Around 40 police officers, along with staff from a number of agencies, were at the TA Centre in Chart Road, Ashford, on Wednesday to check vehicles and drivers pulled over during Operation Scallywag.
The Immigration Service, Customs and Excise, the DVLA, Trading Standards, the Vehicle Inspectorate, the Department for Work and Pensions, Ashford council, Cubit Plus, Hackney taxi inspectors and the Environment Agency were involved in the exercise.
Altogether more than 120 vehicles were stopped and 10 people were arrested. Some were stopped for obvious offences such as not having number plates or tax discs while others were found to have tinted windows that were too dark.
Six suspected illegal immigrants were held by immigration officials and taken to Dover for questioning.
Police set up their automatic number plate recognition system, a camera and computer which alerts them to potentially suspicious vehicles, in Chart Road and Templar Way, to read the number plate of every car which drove past.
Half a dozen officers waited on foot to stop vehicles picked up on the system and any others they thought should be investigated.

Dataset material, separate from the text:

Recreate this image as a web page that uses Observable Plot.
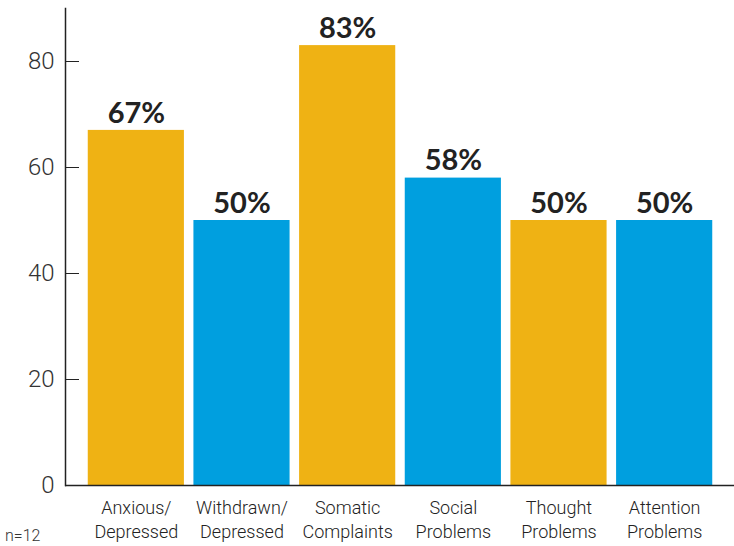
<!DOCTYPE html>
<html>
<head>
<meta charset="utf-8">
<script src="https://cdn.jsdelivr.net/npm/d3@7"></script>
<script src="https://cdn.jsdelivr.net/npm/@observablehq/plot@0.6"></script>
<style>
  html, body { margin: 0; padding: 0; background: #fff; }
  #chart { position: relative; width: 734px; height: 546px; }
  #caption { position: absolute; left: 5px; top: 526px; font: 300 16px Roboto, sans-serif; color: #333; }
</style>
</head>
<body>
<div id="chart"><div id="caption">n=12</div></div>
<script>
const categories = ["Anxious/\nDepressed", "Withdrawn/\nDepressed", "Somatic\nComplaints", "Social\nProblems", "Thought\nProblems", "Attention\nProblems"];
const values = [67, 50, 83, 58, 50, 50];
const groups = ["g1", "g2", "g1", "g2", "g1", "g2"];
const yTicks = [0, 20, 40, 60, 80];

const data = categories.map((c, i) => ({category: c, value: values[i], group: groups[i]}));

const chart = Plot.plot({
  width: 734,
  height: 546,
  marginLeft: 65,
  marginRight: 0,
  marginTop: 8,
  marginBottom: 61,
  style: {fontFamily: "Lato, sans-serif", background: "#fff"},
  x: {domain: categories, range: [83, 717], paddingInner: 0.09, paddingOuter: 0.045, round: false, label: null},
  y: {domain: [0, 90], label: null},
  color: {domain: ["g1", "g2"], range: ["#EFB214", "#009FDF"]},
  marks: [
    Plot.barY(data, {x: "category", y: "value", fill: "group"}),
    Plot.text(data, {x: "category", y: "value", text: d => d.value + "%", dy: -17, fontSize: 29, fontWeight: "bold", fill: "#222"}),
    Plot.axisY({ticks: yTicks, tickSize: -14, tickPadding: 25, fontSize: 24, fontFamily: "Roboto, sans-serif", fontWeight: 300, fill: "#333", stroke: "#222", label: null}),
    Plot.axisX({tickSize: 0, tickPadding: 12, fontSize: 18, fontFamily: "Roboto, sans-serif", fontWeight: 300, fill: "#222", lineHeight: 1.3, label: null}),
    Plot.frame({anchor: "left", stroke: "#222", strokeWidth: 1.5}),
    Plot.ruleY([0], {stroke: "#222", strokeWidth: 1.5})
  ]
});
document.getElementById("chart").prepend(chart);
</script>
</body>
</html>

The drivers were then escorted by police motorcyclists into the TA Centre, where they and their vehicles were thoroughly checked.
Officers were looking for drugs, stolen cars, stolen goods, illegal immigrants, benefit fraudsters, drivers with no licence or road tax, unroadworthy vehicles, fly-tippers and people using illegal fuel.
The motorcyclists also patrolled South Ashford and the area around junction 9 of the M20.
Operation leader Sgt Howard Chandler, from the drug liaison squad, said: “We are using drug-testing machines and dogs and we would love to find someone with drugs today.
“Or we might find someone with stolen goods in their car from a burglary.
“The message this gives to travelling criminals is: get caught in one of these and it will be a day of reckoning for you.”
The idea was developed in North Kent to combat drug-running and is part of Operation Excalibur, the county-wide crackdown on anti-social behaviour.
This is the second time it has been run in East Kent and a series of operations are planned throughout autumn.
“It is of such interest to all the other agencies and it reassures the public to know we do it,” Sgt Chandler added.